> _EXERCISE_: Below are the records. List every line holding the word "that".

> _INPUT DATA_:
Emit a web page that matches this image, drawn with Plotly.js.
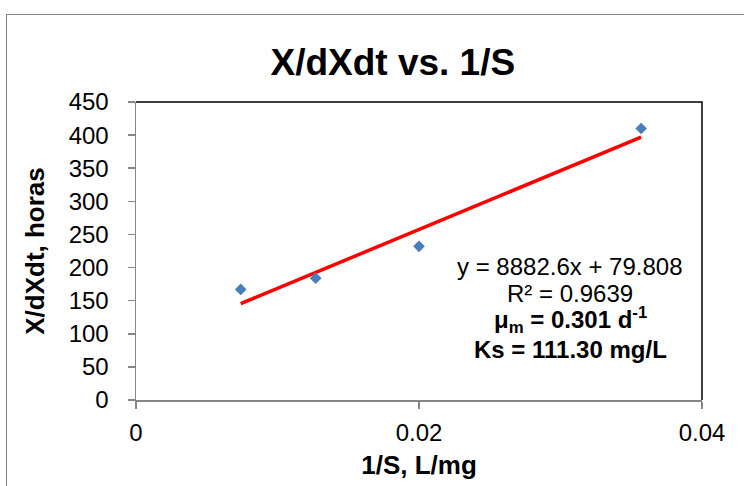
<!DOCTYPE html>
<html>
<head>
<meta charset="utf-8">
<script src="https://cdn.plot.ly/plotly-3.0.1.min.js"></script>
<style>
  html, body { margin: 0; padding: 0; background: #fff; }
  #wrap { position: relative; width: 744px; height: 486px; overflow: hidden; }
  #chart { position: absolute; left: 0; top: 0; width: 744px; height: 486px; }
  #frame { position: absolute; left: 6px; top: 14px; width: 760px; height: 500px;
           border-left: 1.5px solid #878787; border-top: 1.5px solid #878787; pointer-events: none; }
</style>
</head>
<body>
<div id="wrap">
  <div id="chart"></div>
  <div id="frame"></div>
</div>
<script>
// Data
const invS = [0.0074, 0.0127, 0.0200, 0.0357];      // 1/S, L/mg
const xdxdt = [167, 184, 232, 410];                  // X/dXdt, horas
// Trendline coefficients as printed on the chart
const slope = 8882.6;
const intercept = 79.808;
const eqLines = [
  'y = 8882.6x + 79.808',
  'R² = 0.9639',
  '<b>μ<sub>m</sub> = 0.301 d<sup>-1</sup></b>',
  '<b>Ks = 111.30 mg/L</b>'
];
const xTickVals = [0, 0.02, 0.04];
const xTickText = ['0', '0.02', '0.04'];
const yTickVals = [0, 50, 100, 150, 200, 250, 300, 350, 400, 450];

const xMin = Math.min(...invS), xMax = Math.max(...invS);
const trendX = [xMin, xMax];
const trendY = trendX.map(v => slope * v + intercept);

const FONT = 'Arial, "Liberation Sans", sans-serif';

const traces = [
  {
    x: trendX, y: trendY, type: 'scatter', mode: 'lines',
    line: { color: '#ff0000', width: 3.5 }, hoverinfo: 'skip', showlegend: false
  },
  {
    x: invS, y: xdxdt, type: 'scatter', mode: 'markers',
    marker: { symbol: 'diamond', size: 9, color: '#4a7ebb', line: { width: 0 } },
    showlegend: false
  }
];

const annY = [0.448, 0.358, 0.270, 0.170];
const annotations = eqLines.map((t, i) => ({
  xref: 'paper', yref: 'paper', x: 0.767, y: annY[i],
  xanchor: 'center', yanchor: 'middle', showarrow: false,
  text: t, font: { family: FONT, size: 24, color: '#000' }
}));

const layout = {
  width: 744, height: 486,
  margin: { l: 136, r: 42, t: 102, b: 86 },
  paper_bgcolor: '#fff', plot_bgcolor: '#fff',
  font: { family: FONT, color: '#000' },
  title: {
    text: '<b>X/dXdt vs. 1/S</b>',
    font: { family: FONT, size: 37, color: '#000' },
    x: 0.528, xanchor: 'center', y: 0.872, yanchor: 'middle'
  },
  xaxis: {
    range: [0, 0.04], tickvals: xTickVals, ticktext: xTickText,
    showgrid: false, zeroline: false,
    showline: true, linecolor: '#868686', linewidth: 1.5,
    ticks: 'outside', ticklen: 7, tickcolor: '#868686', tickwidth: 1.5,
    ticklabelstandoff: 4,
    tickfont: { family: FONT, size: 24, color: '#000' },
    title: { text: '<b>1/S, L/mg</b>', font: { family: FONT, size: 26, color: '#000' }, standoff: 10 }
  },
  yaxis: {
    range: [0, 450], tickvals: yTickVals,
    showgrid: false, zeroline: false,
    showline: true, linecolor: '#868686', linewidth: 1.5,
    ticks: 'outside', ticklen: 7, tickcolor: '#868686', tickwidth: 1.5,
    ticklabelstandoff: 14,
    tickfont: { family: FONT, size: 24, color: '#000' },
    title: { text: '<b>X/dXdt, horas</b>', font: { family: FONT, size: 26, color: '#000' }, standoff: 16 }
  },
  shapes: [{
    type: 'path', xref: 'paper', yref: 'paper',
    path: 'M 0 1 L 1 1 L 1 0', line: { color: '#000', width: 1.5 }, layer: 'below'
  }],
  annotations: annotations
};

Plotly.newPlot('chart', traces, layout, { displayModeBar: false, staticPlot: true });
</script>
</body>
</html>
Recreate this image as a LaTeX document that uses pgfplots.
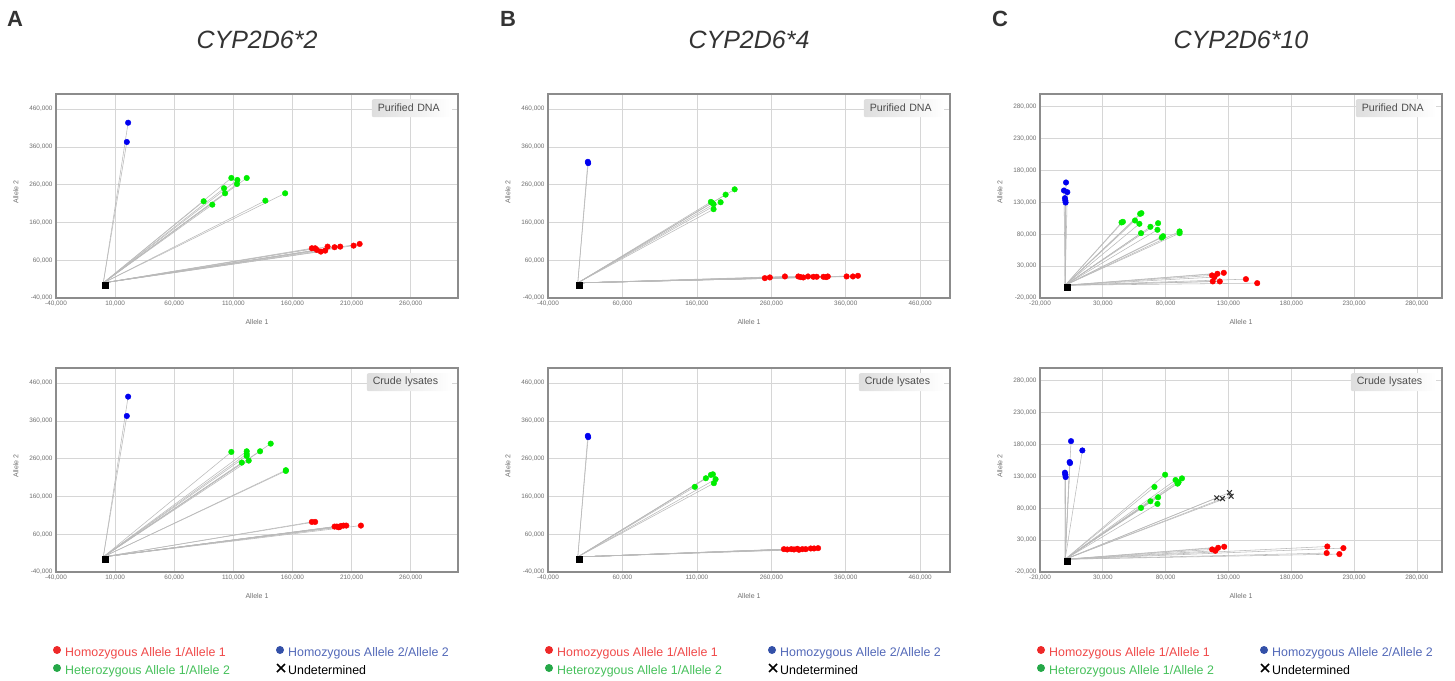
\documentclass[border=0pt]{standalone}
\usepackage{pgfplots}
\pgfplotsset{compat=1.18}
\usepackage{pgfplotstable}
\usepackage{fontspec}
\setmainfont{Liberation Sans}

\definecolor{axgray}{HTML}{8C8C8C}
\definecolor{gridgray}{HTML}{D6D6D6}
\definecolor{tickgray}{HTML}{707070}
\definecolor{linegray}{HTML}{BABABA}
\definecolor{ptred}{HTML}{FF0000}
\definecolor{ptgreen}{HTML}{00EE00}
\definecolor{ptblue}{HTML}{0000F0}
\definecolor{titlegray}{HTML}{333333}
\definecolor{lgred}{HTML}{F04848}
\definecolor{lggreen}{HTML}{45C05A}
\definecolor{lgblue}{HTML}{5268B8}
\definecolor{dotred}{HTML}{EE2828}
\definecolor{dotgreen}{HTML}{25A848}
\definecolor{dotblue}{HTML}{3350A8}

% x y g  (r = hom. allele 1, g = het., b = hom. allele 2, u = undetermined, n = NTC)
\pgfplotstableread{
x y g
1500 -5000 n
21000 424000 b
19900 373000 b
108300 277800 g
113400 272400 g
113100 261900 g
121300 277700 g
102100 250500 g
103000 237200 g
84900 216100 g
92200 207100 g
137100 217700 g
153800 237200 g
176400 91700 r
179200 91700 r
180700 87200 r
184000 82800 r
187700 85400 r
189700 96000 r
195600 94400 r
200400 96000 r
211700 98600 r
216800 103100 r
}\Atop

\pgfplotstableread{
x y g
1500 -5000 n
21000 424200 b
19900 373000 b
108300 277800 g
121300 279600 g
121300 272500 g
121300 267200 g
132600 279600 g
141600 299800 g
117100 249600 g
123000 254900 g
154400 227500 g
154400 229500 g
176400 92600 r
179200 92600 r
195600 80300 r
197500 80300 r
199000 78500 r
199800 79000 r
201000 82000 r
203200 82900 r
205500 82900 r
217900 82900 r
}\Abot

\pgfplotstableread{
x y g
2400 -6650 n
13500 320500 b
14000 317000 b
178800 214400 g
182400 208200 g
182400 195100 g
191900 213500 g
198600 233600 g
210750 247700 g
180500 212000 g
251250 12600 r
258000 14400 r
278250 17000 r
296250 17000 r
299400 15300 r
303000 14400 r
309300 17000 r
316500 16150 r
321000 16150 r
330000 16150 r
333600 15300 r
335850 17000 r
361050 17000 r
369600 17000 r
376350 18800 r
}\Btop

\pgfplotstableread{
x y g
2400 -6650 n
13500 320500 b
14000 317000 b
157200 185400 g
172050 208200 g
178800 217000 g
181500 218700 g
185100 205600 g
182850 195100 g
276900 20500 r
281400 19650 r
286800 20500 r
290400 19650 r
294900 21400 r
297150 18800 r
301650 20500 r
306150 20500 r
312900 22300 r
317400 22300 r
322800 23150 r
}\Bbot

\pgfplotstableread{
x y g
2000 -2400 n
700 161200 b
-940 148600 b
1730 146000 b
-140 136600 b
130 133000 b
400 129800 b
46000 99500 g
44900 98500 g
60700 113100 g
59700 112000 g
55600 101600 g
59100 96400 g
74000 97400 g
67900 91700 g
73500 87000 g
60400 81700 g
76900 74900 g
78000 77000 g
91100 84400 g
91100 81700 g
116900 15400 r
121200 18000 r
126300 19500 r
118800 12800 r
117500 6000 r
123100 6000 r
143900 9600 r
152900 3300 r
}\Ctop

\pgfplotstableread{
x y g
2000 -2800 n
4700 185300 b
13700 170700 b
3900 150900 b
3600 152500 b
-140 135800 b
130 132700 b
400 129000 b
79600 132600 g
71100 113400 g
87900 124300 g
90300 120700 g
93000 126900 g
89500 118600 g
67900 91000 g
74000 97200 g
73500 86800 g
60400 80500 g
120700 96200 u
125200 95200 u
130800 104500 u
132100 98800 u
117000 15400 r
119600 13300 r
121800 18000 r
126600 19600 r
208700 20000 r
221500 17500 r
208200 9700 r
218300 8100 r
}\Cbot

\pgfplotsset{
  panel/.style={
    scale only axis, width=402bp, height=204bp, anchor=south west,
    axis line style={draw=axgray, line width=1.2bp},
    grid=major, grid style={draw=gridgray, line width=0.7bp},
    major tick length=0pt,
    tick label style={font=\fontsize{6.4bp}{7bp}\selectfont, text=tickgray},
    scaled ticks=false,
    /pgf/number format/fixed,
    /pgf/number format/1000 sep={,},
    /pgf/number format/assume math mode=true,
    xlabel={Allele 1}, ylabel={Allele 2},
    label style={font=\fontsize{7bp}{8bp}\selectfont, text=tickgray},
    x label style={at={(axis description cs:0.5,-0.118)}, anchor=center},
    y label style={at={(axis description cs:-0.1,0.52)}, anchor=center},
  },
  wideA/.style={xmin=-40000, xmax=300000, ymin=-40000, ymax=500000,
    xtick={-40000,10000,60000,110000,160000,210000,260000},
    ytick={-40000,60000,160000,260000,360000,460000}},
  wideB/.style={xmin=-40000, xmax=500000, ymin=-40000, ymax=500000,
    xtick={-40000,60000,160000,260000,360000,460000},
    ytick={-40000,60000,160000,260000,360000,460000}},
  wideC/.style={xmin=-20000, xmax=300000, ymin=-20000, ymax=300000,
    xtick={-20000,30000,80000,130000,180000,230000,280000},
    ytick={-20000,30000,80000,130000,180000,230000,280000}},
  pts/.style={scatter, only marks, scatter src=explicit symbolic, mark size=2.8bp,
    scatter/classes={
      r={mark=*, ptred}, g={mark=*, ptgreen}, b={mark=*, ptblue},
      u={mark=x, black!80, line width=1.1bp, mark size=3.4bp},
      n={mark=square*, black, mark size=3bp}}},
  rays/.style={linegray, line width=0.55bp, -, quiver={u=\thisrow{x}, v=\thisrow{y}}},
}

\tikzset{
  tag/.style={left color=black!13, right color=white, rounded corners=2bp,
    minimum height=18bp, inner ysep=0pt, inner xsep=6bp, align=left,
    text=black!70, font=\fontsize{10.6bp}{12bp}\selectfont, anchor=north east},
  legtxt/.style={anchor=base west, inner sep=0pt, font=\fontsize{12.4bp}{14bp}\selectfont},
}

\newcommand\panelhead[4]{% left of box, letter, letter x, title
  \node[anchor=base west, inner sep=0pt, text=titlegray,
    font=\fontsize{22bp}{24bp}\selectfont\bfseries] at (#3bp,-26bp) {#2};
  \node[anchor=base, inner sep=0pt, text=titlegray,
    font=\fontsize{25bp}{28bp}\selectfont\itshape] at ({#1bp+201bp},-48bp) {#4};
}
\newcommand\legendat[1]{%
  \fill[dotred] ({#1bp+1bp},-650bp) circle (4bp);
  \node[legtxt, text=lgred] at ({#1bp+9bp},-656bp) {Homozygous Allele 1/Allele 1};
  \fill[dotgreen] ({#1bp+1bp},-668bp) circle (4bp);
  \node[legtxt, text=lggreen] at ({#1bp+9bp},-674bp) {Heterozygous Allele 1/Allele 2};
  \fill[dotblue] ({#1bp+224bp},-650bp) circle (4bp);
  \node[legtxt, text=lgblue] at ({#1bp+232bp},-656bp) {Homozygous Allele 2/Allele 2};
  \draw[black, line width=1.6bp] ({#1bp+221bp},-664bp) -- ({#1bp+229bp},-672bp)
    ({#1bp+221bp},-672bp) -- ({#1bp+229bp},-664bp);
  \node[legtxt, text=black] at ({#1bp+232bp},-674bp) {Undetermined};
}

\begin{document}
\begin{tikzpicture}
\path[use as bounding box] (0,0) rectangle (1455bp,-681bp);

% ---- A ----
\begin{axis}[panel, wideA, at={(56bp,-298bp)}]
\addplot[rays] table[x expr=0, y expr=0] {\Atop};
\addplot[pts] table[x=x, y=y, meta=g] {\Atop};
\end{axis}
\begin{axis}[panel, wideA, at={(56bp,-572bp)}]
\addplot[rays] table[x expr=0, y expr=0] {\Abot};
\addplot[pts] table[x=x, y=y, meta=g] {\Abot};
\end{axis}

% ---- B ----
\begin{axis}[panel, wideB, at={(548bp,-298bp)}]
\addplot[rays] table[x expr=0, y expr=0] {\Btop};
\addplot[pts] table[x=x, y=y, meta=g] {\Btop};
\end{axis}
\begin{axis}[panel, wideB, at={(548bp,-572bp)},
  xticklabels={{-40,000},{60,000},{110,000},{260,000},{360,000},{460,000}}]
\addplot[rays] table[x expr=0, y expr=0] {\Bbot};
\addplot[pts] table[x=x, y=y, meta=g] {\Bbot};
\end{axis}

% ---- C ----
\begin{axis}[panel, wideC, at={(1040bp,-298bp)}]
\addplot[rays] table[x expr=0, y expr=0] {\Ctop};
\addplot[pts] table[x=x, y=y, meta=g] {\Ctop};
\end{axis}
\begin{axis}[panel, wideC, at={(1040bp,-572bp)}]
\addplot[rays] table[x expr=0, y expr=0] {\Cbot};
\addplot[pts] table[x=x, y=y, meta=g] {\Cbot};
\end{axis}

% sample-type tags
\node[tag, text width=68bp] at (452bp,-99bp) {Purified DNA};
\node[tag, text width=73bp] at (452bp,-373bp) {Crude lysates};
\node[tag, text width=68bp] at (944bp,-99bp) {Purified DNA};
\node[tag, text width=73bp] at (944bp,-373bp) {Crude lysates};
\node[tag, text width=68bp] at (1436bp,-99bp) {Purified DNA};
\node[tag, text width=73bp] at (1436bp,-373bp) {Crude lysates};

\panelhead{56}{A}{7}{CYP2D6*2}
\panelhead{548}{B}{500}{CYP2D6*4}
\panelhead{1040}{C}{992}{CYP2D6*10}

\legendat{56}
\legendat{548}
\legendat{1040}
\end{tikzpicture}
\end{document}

> _TASK SOLUTION_:
Emit a web page that matches this image, drawn with Plotly.js.
Recreate this image as a LaTeX document that uses pgfplots.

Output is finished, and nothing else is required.